YOUR INSTRUCTIONS. Exact reproduction is required for the lines bounded by the one containing "Rebuild this chart" and the one containing "const filtrationCobeErr = [0.17, 0.105];", both bounds included. Print them without any pictures.

RAW RECORDS.

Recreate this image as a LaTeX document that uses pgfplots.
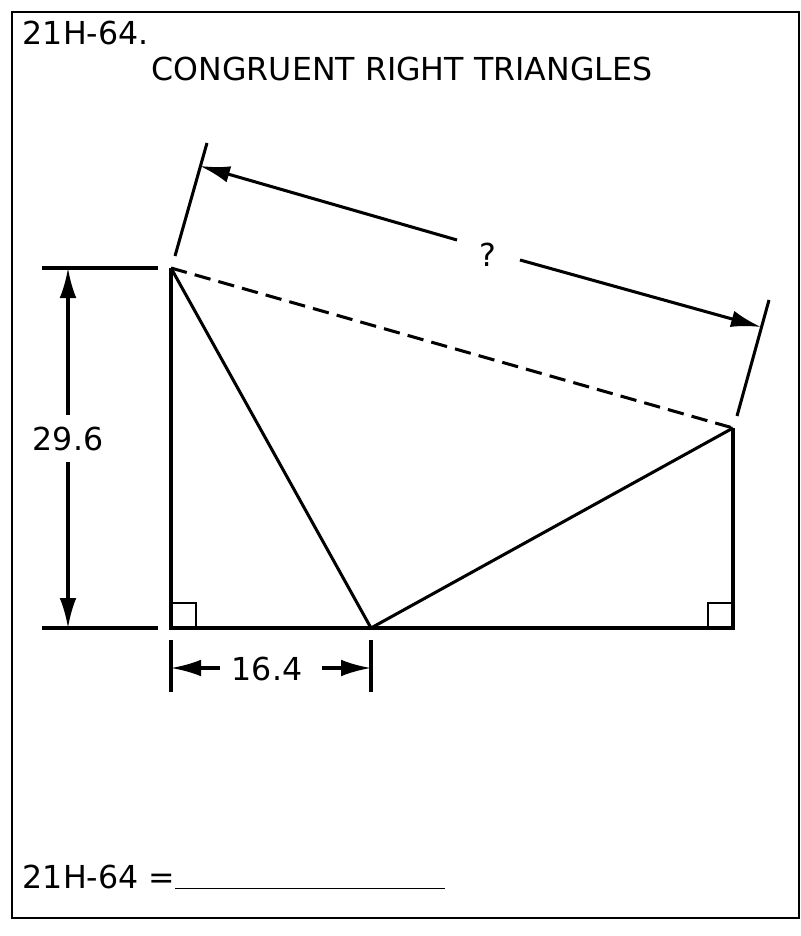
* * *
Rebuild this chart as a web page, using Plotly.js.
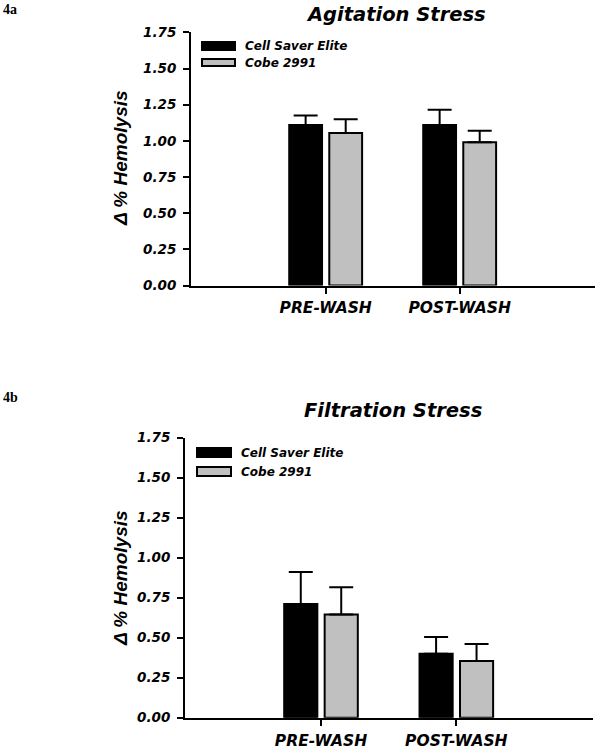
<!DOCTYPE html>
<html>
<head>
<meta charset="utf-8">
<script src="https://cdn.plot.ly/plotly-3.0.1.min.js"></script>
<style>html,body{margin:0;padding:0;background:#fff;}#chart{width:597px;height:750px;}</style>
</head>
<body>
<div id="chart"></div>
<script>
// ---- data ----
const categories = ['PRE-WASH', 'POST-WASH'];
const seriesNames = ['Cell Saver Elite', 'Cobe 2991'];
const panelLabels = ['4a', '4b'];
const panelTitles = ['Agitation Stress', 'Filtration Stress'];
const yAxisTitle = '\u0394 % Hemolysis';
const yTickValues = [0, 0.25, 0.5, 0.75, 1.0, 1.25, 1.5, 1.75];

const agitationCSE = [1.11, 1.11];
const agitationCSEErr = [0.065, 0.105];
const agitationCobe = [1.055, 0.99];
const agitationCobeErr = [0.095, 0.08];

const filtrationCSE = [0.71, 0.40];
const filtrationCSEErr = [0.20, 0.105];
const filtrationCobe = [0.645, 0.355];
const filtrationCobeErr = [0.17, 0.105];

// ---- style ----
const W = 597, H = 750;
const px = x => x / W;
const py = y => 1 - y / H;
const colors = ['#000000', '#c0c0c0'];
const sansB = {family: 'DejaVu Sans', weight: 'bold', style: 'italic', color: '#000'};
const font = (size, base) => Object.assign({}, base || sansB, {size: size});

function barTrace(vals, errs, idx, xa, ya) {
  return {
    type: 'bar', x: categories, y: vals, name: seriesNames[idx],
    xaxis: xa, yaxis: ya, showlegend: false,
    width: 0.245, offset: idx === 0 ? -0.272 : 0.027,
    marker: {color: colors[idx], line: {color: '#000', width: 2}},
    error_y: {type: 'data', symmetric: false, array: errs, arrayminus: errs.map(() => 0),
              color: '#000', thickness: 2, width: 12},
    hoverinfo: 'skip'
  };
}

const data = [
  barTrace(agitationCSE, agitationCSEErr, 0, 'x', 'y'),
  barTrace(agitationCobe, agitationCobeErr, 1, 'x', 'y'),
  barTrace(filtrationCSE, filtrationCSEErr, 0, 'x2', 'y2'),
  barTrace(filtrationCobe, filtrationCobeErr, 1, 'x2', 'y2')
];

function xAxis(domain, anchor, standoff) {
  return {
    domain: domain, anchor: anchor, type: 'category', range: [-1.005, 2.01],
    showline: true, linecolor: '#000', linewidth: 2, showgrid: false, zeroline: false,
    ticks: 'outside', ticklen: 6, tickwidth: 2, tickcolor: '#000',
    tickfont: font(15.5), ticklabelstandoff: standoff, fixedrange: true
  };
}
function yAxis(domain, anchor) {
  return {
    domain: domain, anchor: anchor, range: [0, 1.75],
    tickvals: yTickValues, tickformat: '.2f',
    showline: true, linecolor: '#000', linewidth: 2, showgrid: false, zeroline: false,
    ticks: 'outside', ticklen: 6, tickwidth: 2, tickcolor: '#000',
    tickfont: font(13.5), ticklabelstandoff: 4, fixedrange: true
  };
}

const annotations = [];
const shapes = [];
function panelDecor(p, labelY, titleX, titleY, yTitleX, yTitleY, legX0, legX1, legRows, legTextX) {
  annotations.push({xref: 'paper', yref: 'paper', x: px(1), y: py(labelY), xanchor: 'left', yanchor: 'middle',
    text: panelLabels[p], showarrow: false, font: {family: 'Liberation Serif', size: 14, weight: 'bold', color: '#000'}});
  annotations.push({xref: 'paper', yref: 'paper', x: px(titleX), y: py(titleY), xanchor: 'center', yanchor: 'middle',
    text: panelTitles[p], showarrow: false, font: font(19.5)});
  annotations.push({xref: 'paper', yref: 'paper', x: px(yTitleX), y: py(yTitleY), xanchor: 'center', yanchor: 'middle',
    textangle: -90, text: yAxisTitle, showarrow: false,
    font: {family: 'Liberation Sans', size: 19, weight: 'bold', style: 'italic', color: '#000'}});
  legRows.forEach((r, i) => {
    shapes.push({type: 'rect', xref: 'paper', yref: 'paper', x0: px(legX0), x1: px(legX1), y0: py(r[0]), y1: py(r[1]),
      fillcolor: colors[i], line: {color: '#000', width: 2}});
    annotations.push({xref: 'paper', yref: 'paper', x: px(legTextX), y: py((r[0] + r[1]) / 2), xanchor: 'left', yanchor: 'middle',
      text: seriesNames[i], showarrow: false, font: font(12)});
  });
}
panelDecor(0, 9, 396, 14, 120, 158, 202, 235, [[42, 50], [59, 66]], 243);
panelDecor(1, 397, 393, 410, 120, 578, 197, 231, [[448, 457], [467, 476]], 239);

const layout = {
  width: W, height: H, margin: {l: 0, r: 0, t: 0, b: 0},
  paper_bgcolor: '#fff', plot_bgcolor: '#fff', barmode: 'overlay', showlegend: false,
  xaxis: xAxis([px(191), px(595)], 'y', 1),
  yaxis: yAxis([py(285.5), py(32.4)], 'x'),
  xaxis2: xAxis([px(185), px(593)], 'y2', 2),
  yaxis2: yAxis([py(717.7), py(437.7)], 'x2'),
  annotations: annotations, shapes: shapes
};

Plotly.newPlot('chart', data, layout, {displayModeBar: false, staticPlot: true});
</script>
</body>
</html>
---
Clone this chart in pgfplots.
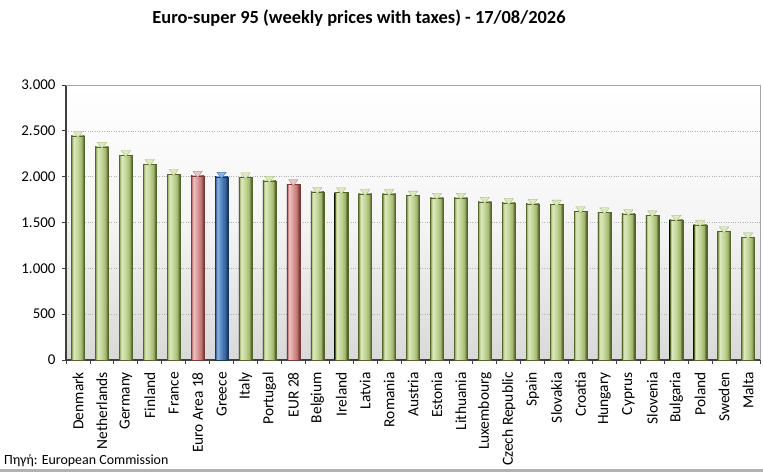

REPLY.
Rebuild this chart as a web page, using Plotly.js.
<!DOCTYPE html>
<html>
<head>
<meta charset="utf-8">
<script src="https://cdn.plot.ly/plotly-3.0.1.min.js"></script>
<style>html,body{margin:0;padding:0;background:#fff;}#chart{width:597px;height:750px;}</style>
</head>
<body>
<div id="chart"></div>
<script>
// ---- data ----
const categories = ['PRE-WASH', 'POST-WASH'];
const seriesNames = ['Cell Saver Elite', 'Cobe 2991'];
const panelLabels = ['4a', '4b'];
const panelTitles = ['Agitation Stress', 'Filtration Stress'];
const yAxisTitle = '\u0394 % Hemolysis';
const yTickValues = [0, 0.25, 0.5, 0.75, 1.0, 1.25, 1.5, 1.75];

const agitationCSE = [1.11, 1.11];
const agitationCSEErr = [0.065, 0.105];
const agitationCobe = [1.055, 0.99];
const agitationCobeErr = [0.095, 0.08];

const filtrationCSE = [0.71, 0.40];
const filtrationCSEErr = [0.20, 0.105];
const filtrationCobe = [0.645, 0.355];
const filtrationCobeErr = [0.17, 0.105];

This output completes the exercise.